Bitcoin, Ethereum and many other top cryptocurrencies have fallen sharply and are now down nearly 50% from their all-time highs. The stock market has also taken a major hit, seemingly related to COVID-19 and inflation. Why there is a continued decline in the cryptocurrency market?
Stocks Pull Back Sharply
The Nasdaq Composite lost 7.6% over the past week, its biggest drop since 2020 and the outbreak.
Some companies that saw huge growth due to working from home, such as Zoom, Peloton and Netflix, saw demand fall back to pre-pandemic levels. While this may be good for society as a whole, it is certainly bad for these stocks and their prices. Netflix shares fell 21% on Friday due to poor earnings.
As society returns to normalcy, so does fiscal and monetary policy.

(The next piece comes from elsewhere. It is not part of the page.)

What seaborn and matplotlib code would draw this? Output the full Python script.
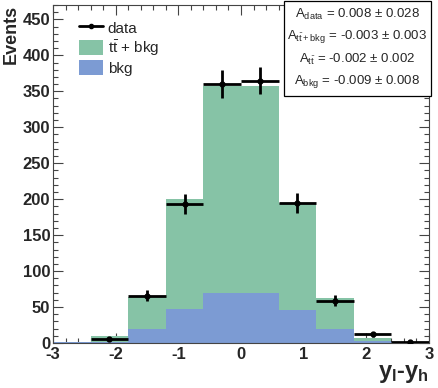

The Fed has been reducing the amount of bonds they buy each month and has signaled a rate hike in 2022, both of which have reduced the appeal of high-growth tech stocks.
Most investors view cryptocurrencies as a high-risk tech-related investment, so it’s only natural that their prices would fall along with tech stocks. In the same week that Netflix fell 20%, the overall cryptocurrency market fell 22% as investors turned to safer assets such as gold, blue-chip stocks and interest-bearing stablecoins.
As long as the tech market continues to crash, it will be difficult for the cryptocurrency market to make new highs. Over time, as the economy continues to recover and investors regain confidence in riskier assets, cryptocurrencies will once again be a popular investment vehicle. It could be as long as a few months, it could be as long as a few years.
Cycle Law
Another factor behind the cryptocurrency market’s recent decline is the spread of its 4-year bear and bull cycle. For the past 12 years, the crypto market has followed a steady cycle of a 3-year bear market and a 1-year bull market. There were bull markets in 2014 and 2017, followed by long bear markets. This trend continues in 2021 as cryptocurrencies go mainstream again and hit new all-time highs.
Now, about a year after the bull market began, seasoned investors fear that history will repeat itself, with a “crypto winter” in the coming years.
This possibility becomes even more dire when looking at the price chart from January 2018, which saw the start of a massive bear market, with Bitcoin falling from $20,000 to $4,000.
Whether history repeats itself remains to be seen, and no one really knows what will happen next in the market. Nonetheless, understanding the context and history of market movements is critical to understanding how best to protect wealth.
Even if the cryptocurrency market enters a multi-year slump, the fundamentals will not change, developers will continue to work hard, and blockchain will continue to be adopted globally.